INFORMATION SHOWN -
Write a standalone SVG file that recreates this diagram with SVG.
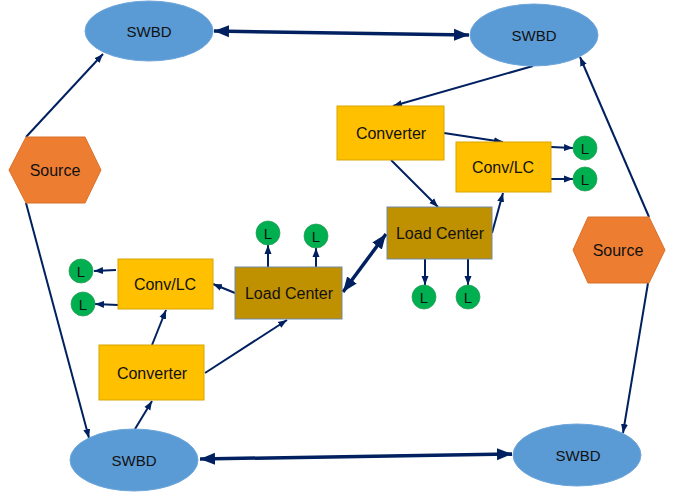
==
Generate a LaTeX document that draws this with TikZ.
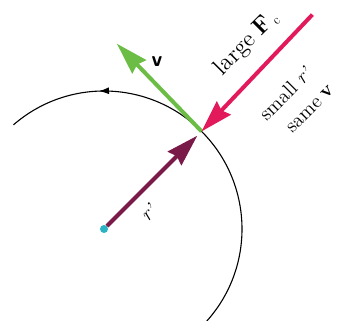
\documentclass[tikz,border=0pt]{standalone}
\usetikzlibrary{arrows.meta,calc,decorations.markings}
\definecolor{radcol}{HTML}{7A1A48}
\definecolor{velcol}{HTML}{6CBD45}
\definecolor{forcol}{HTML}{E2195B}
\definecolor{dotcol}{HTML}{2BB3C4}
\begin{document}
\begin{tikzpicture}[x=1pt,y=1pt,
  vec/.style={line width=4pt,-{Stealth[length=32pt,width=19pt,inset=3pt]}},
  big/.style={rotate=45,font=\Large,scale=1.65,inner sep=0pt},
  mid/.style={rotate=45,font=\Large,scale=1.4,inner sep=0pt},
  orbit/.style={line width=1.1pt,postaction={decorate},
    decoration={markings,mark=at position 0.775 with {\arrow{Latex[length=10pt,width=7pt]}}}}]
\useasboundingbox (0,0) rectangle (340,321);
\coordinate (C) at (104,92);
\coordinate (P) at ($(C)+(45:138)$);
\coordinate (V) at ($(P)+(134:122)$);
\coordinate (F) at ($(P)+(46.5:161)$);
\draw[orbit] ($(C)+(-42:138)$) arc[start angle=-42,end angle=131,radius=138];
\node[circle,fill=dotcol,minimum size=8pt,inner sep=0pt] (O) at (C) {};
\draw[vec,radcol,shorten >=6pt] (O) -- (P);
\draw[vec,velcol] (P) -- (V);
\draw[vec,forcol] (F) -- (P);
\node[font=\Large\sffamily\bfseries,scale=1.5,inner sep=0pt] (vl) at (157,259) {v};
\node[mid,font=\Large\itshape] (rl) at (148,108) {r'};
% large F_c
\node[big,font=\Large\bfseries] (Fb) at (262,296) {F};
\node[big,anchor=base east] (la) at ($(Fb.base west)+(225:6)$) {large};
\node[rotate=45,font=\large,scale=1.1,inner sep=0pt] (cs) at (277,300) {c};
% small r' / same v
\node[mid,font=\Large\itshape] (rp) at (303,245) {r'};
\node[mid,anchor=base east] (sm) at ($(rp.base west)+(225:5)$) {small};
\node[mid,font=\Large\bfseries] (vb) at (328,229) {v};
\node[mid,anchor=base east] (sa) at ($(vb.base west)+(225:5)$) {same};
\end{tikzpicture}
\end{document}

WHAT IS REQUIRED - From the entries above, return each line with the word "that" in it.

FULL SOLUTION -
Write a standalone SVG file that recreates this diagram with SVG.
Generate a LaTeX document that draws this with TikZ.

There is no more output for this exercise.